Yesterday I did my monthly Costco run for coffee, fruit, yogurt and whatever else caught my eye.
As I walked out the door, the Significant Other yelled, "Remember to get a chicken!"
What he meant was one of those rotisserie chickens that Costco has been selling since 1995. At our house, these are known as "roto-chickens."
After adding a roto-chicken to my cart, I hailed a Costco worker in the butcher department.
"How many of these do you sell every day?" I asked her.
"About 900," she said.
One store, one day -- 900 chickens!
Across the chain, I learned later, Costco sells 70,000 rotisserie chickens every day. Annual sales of these just keep growing, from 50 million in 2011 to 80 million or more in 2015.
There are at least two things people like about Costco chickens.
First is taste. The roto-chickens are delicious, lightly seasoned, moist on the inside and golden brown on the outside -- nothing like the stringy, dried-out birds found at most local supermarkets.
One reason for this is that roto-chickens don't sit in the warming display for too long. Store employees pull chickens that haven't sold after two hours; the leftovers are chilled and then used in other Costco products: rotisserie chicken soup, rotisserie chicken salad and rotisserie chicken Alfredo.
Second is price. At $4.99 apiece, the chickens are now loss leaders. Company executives appear to believe, possibly based on market research, that chicken customers purchase many other items on each store visit, resulting in higher total sales at checkout.
The Costco chicken also is the subject of lore. Many, many online recipes offer ideas for incorporating roto-chicken in more complicated preparations.

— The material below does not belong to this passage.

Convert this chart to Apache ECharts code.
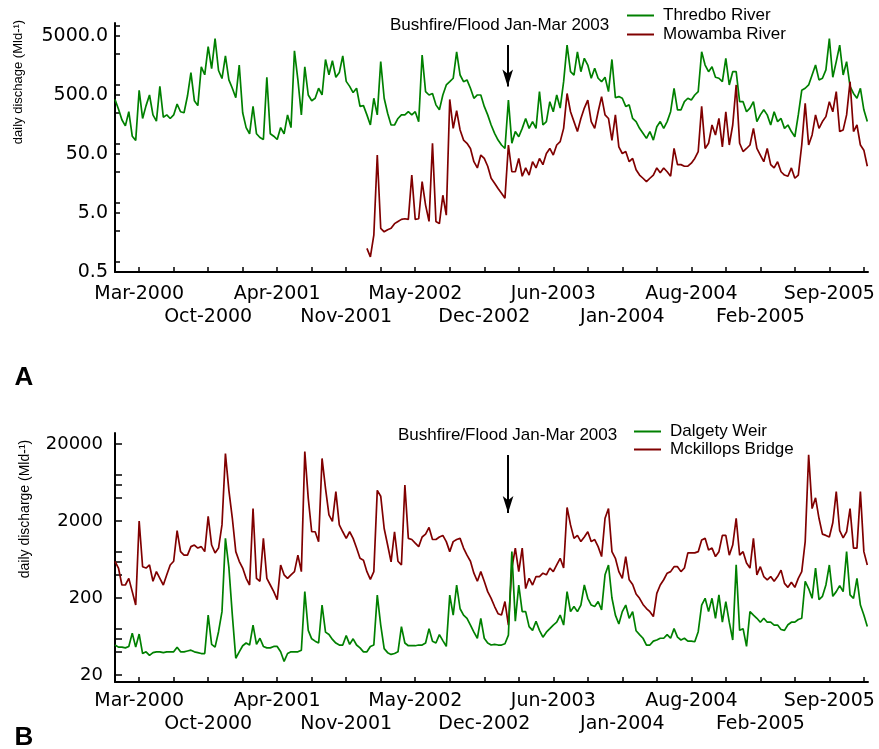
<!DOCTYPE html>
<html>
<head>
<meta charset="utf-8">
<script src="https://cdn.jsdelivr.net/npm/echarts@6/dist/echarts.min.js"></script>
<style>
html, body { margin: 0; padding: 0; background: #fff; }
#chart { width: 879px; height: 749px; }
</style>
</head>
<body>
<div id="chart"></div>
<script>
// one reading every 10 days, day 0 = the Mar-2000 tick
const firstDay = -70;
const dayStep = 10;
const mowambaFirstDay = 660;

const xTickLabels = ['Mar-2000', 'Oct-2000', 'Apr-2001', 'Nov-2001', 'May-2002', 'Dec-2002',
  'Jun-2003', 'Jan-2004', 'Aug-2004', 'Feb-2005', 'Sep-2005'];
const xTickDays = [0, 100, 200, 300, 400, 500, 600, 700, 800, 900, 1000,
  1100, 1200, 1300, 1400, 1500, 1600, 1700, 1800, 1900, 2000, 2100];
// labels alternate between two rows
const xRow1Days = [0, 400, 800, 1200, 1600, 2000];
const xRow2Days = [200, 600, 1000, 1400, 1800];

const yLabelsA = ['0.5', '5.0', '50.0', '500.0', '5000.0'];
const yMajorA = [0.5, 5, 50, 500, 5000];
const yMinorA = [0.75, 2.5, 7.5, 25, 75, 250, 750, 2500, 7500];
const yLabelsB = ['20', '200', '2000', '20000'];
const yMajorB = [20, 200, 2000, 20000];
const yMinorB = [40, 60, 80, 400, 600, 800, 4000, 6000, 8000];

// daily discharge (Ml/d)
const thredbo = [
  420, 290, 190, 150, 260, 100, 85, 600, 200, 330,
  500, 230, 180, 700, 210, 230, 200, 230, 350, 260,
  250, 480, 1200, 400, 330, 1500, 1100, 3300, 1400, 4500,
  1300, 950, 2300, 900, 650, 450, 1600, 250, 140, 110,
  320, 110, 95, 88, 1000, 110, 100, 88, 140, 110,
  230, 140, 2800, 900, 230, 1500, 500, 400, 440, 650,
  500, 2000, 1100, 1900, 1000, 1200, 2300, 850, 700, 550,
  650, 320, 330, 230, 155, 440, 230, 1840, 440, 245,
  155, 155, 200, 230, 230, 260, 230, 260, 177, 2380,
  570, 500, 530, 340, 280, 500, 740, 840, 960, 2700,
  1090, 840, 900, 650, 440, 500, 500, 320, 230, 155,
  112, 86, 71, 62, 410, 76, 120, 98, 136, 200,
  136, 177, 136, 570, 155, 177, 385, 260, 500, 300,
  840, 3500, 1240, 1090, 2700, 1240, 2090, 1610, 960, 1420,
  960, 840, 1000, 570, 2000, 450, 470, 440, 320, 340,
  200, 177, 136, 112, 92, 120, 86, 145, 177, 136,
  177, 260, 650, 280, 280, 385, 440, 410, 500, 570,
  2700, 1610, 1240, 1500, 1000, 960, 840, 2090, 740, 1240,
  1240, 385, 385, 260, 300, 385, 177, 230, 280, 230,
  155, 260, 177, 200, 136, 155, 120, 98, 230, 600,
  650, 740, 1090, 1610, 900, 960, 1330, 4500, 1000, 1840,
  3500, 1090, 1840, 700, 530, 440, 650, 280, 177
];
const mowamba = [
  1.26, 0.9, 2.1, 48, 2.75, 2.4, 2.6,
  2.75, 3.3, 3.6, 3.9, 4.0, 3.9, 22, 3.9, 4.0, 17,
  6.8, 3.6, 76, 3.6, 3.3, 10, 4.6, 420, 136, 270,
  128, 86, 76, 62, 37, 29, 48, 42, 31, 19.4,
  16, 13, 10.8, 8.9, 71, 25, 25, 42, 21, 29,
  22, 37, 29, 42, 33, 51, 62, 48, 71, 81,
  136, 530, 260, 177, 120, 200, 300, 410, 177, 136,
  260, 470, 230, 200, 85, 230, 66, 51, 55, 37,
  42, 27, 22, 19.4, 17, 19.4, 22, 29, 24, 29,
  25, 21, 62, 33, 33, 31, 31, 35, 42, 55,
  320, 62, 76, 155, 105, 200, 66, 260, 71, 155,
  740, 76, 55, 62, 71, 136, 62, 48, 37, 62,
  33, 29, 37, 25, 22, 21, 29, 19.4, 22, 71,
  360, 71, 105, 230, 136, 177, 215, 385, 260, 570,
  120, 128, 230, 840, 120, 155, 71, 58, 31
];
const dalgety = [
  49, 46, 46, 45, 47, 70, 46, 68, 38, 40,
  36, 39, 40, 40, 39, 40, 40, 40, 46, 40,
  40, 41, 42, 40, 39, 38, 38, 120, 50, 46,
  73, 133, 1190, 500, 120, 33, 40, 48, 52, 49,
  89, 50, 60, 47, 45, 45, 47, 47, 40, 30,
  38, 40, 40, 40, 42, 242, 76, 59, 55, 52,
  162, 72, 67, 58, 52, 49, 49, 65, 50, 59,
  49, 45, 40, 40, 47, 49, 218, 89, 44, 39,
  37, 38, 40, 85, 52, 48, 48, 48, 49, 49,
  52, 80, 55, 52, 67, 56, 47, 218, 120, 295,
  145, 120, 109, 89, 72, 60, 109, 60, 52, 49,
  50, 49, 49, 51, 66, 800, 100, 295, 133, 133,
  85, 76, 100, 76, 62, 72, 80, 89, 97, 120,
  89, 242, 133, 155, 133, 162, 295, 198, 162, 155,
  180, 140, 400, 537, 200, 120, 92, 133, 162, 109,
  133, 75, 67, 60, 49, 49, 55, 57, 60, 60,
  67, 60, 80, 62, 57, 60, 55, 55, 54, 73,
  162, 198, 133, 198, 109, 220, 97, 180, 97, 57,
  540, 76, 80, 47, 133, 120, 109, 97, 109, 97,
  97, 89, 89, 78, 76, 90, 97, 97, 105, 109,
  330, 265, 198, 490, 190, 210, 295, 537, 210, 242,
  290, 242, 800, 220, 198, 360, 162, 120, 85
];
const mckillops = [
  600, 490, 295, 295, 360, 242, 162, 2000, 510, 490,
  537, 330, 440, 360, 295, 400, 537, 600, 1500, 800,
  720, 720, 930, 975, 890, 930, 800, 2300, 975, 770,
  890, 1780, 15000, 5000, 2170, 800, 600, 490, 360, 295,
  2900, 360, 330, 1190, 360, 295, 242, 190, 537, 400,
  360, 400, 440, 720, 440, 16000, 3940, 1450, 1450, 1080,
  13000, 5300, 2400, 1980, 4810, 1780, 1450, 1190, 1450, 1190,
  890, 655, 620, 440, 350, 440, 5000, 4200, 1600, 975,
  590, 1450, 600, 537, 5870, 1190, 1150, 1030, 930, 1240,
  1350, 1650, 1150, 1150, 1240, 1300, 1080, 800, 1080, 1150,
  1190, 890, 720, 600, 420, 330, 440, 330, 242, 198,
  155, 125, 120, 180, 89, 490, 890, 440, 890, 265,
  360, 295, 380, 380, 420, 400, 490, 440, 537, 655,
  490, 3000, 1780, 1190, 1300, 1080, 1240, 1450, 1080, 1150,
  930, 690, 2170, 2900, 800, 655, 440, 360, 690, 345,
  300, 225, 198, 165, 146, 133, 115, 230, 295, 345,
  420, 440, 510, 510, 440, 490, 770, 770, 770, 800,
  1130, 1190, 840, 890, 690, 800, 1300, 1300, 720, 975,
  2170, 720, 800, 570, 490, 1190, 400, 510, 380, 345,
  380, 330, 380, 460, 310, 275, 320, 275, 360, 440,
  1080, 14500, 2900, 4000, 2170, 1350, 1300, 1240, 1900, 4810,
  1500, 1210, 1450, 2900, 890, 890, 4810, 800, 537
];

// log axes: panel A counted in decades above 0.5, panel B in decades above 20
const logA = v => Math.log10(v / 0.5);
const logB = v => Math.log10(v / 20);

function toSeries(values, start, f) {
  return values.map((v, i) => [start + i * dayStep, f(v)]);
}

const font = 'Liberation Sans, Arial, sans-serif';
const tickFont = 'DejaVu Sans, sans-serif';

// main x axis (line, ticks, first row of labels) or a bare axis for the second row
function xAxis(gridIndex, labelDays, margin, bare) {
  return {
    type: 'value', gridIndex: gridIndex, position: 'bottom', offset: 0, min: -70, max: 2112,
    axisLine: { show: !bare, onZero: false, lineStyle: { color: '#000', width: 2 } },
    axisTick: { show: !bare, inside: true, length: 5, customValues: xTickDays,
      lineStyle: { color: '#000', width: 1.5 } },
    axisLabel: {
      customValues: labelDays, margin: margin, color: '#000',
      showMinLabel: true, showMaxLabel: true, hideOverlap: false,
      fontFamily: tickFont, fontSize: 19,
      formatter: v => xTickLabels[Math.round(v / 200)]
    },
    splitLine: { show: false }
  };
}

function yAxis(gridIndex, min, max, majors, minors, labels, f, opts) {
  return {
    type: 'value', gridIndex: gridIndex, min: min, max: max,
    axisLine: { show: true, onZero: false, lineStyle: { color: '#000', width: 2 } },
    axisTick: { show: true, inside: true, length: opts.tick,
      customValues: majors.concat(minors).map(f),
      lineStyle: { color: '#000', width: 1.5 } },
    axisLabel: {
      customValues: majors.map(f), margin: opts.margin, color: '#000',
      showMinLabel: true, showMaxLabel: true,
      fontFamily: tickFont, fontSize: opts.size,
      formatter: v => labels[Math.round(v)]
    },
    splitLine: { show: false }
  };
}

function arrow(x, yTop, yEnd) {
  return {
    silent: true, symbol: ['none', 'arrow'],
    label: { show: false },
    lineStyle: { color: '#000', width: 2, type: 'solid' },
    emphasis: { disabled: true },
    data: [[{ coord: [x, yTop], symbolSize: 1 }, { coord: [x, yEnd], symbolSize: [8, 17] }]]
  };
}

function lineSeries(name, data, color, xIdx, yIdx, extra) {
  return Object.assign({
    name: name, type: 'line', xAxisIndex: xIdx, yAxisIndex: yIdx,
    data: data, symbol: 'none', showSymbol: false,
    lineStyle: { color: color, width: 1.7 }, itemStyle: { color: color },
    emphasis: { disabled: true }
  }, extra || {});
}

const legendText = { fontFamily: font, fontSize: 17, color: '#000', lineHeight: 17, padding: [0, 0, 0, 4] };

const chart = echarts.init(document.getElementById('chart'));
chart.setOption({
  animation: false,
  backgroundColor: '#fff',
  grid: [
    { left: 115, top: 23, width: 753, height: 249 },
    { left: 115, top: 433, width: 753, height: 249 }
  ],
  xAxis: [
    xAxis(0, xRow1Days, 13, false),
    xAxis(0, xRow2Days, 36, true),
    xAxis(1, xRow1Days, 10, false),
    xAxis(1, xRow2Days, 33, true)
  ],
  yAxis: [
    yAxis(0, 0, 4.22, yMajorA, yMinorA, yLabelsA, logA, { tick: 5, margin: 7, size: 19 }),
    yAxis(1, -0.091, 3.143, yMajorB, yMinorB, yLabelsB, logB, { tick: 7, margin: 12, size: 18 })
  ],
  legend: [
    { data: ['Thredbo River', 'Mowamba River'], orient: 'vertical', left: 627, top: 7,
      padding: 0, icon: 'rect', itemWidth: 27, itemHeight: 2, itemGap: 2, textStyle: legendText },
    { data: ['Dalgety Weir', 'Mckillops Bridge'], orient: 'vertical', left: 634, top: 423,
      padding: 0, icon: 'rect', itemWidth: 27, itemHeight: 2, itemGap: 1, textStyle: legendText }
  ],
  series: [
    lineSeries('Thredbo River', toSeries(thredbo, firstDay, logA), '#008000', 0, 0,
      { markLine: arrow(1068, 3.847, 3.144) }),
    lineSeries('Mowamba River', toSeries(mowamba, mowambaFirstDay, logA), '#800000', 0, 0),
    lineSeries('Mckillops Bridge', toSeries(mckillops, firstDay, logB), '#800000', 2, 1,
      { markLine: arrow(1069, 2.857, 2.104) }),
    lineSeries('Dalgety Weir', toSeries(dalgety, firstDay, logB), '#008000', 2, 1)
  ],
  graphic: [
    { type: 'text', x: 390, y: 25, style: { text: 'Bushfire/Flood Jan-Mar 2003', font: '17px ' + font,
      fill: '#000', align: 'left', verticalAlign: 'middle' } },
    { type: 'text', x: 398, y: 435, style: { text: 'Bushfire/Flood Jan-Mar 2003', font: '17px ' + font,
      fill: '#000', align: 'left', verticalAlign: 'middle' } },
    { type: 'text', x: 18, y: 82, rotation: Math.PI / 2, style: { text: 'daily dischage (Mld-\u00b9)',
      font: '13px ' + font, fill: '#000', align: 'center', verticalAlign: 'middle' } },
    { type: 'text', x: 25, y: 509, rotation: Math.PI / 2, style: { text: 'daily discharge (Mld-\u00b9)',
      font: '14px ' + font, fill: '#000', align: 'center', verticalAlign: 'middle' } },
    { type: 'text', x: 24, y: 378, style: { text: 'A', font: 'bold 26px ' + font,
      fill: '#000', align: 'center', verticalAlign: 'middle' } },
    { type: 'text', x: 24, y: 738, style: { text: 'B', font: 'bold 26px ' + font,
      fill: '#000', align: 'center', verticalAlign: 'middle' } }
  ]
});
</script>
</body>
</html>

I even read that Julia Child, the famed cookbook author, was a Costco chicken devotee. I thought initially that this could not possibly be true. But I was wrong. An internet search turned up this bit from a Washington Post article in 2009.
"She (Child) was not a snob about food," said her publicist. "I remember lunch one
day at her house: There was iceberg lettuce on the table, Hellmann's mayonnaise and
chicken. I said, 'This chicken is delicious,' " only to have Child reveal that it had come
from Costco. "She loved chicken and hot dogs from Costco."
(Costco has sold a hot dog/soda combo for $1.50 since the 1980s; I am not a tube
steak fan and so have yet to sample this delicacy. Still, if Julia Child liked them . . . .)
Nineteen E-coli cases in several states last year were traced to Costco rotisserie chicken salad. The culprit could have been the chicken or another ingredient in the salads. The E-coli hasn't flared up again, and 19 stomach viruses is not many out of 80 million chickens sold. On the other hand, if you were one of the people who got sick, you probably would take a different view.
Costco chicken critics complain that the chickens are not organic enough, and Costco has pledged to sell only antibiotic-free chickens by sometime in 2017. Nutritionists (and I) go back and forth on this issue. At this point, free-range, organic chicken constitutes a very tiny, very expensive portion of the U.S. market. With time, perhaps, this will change.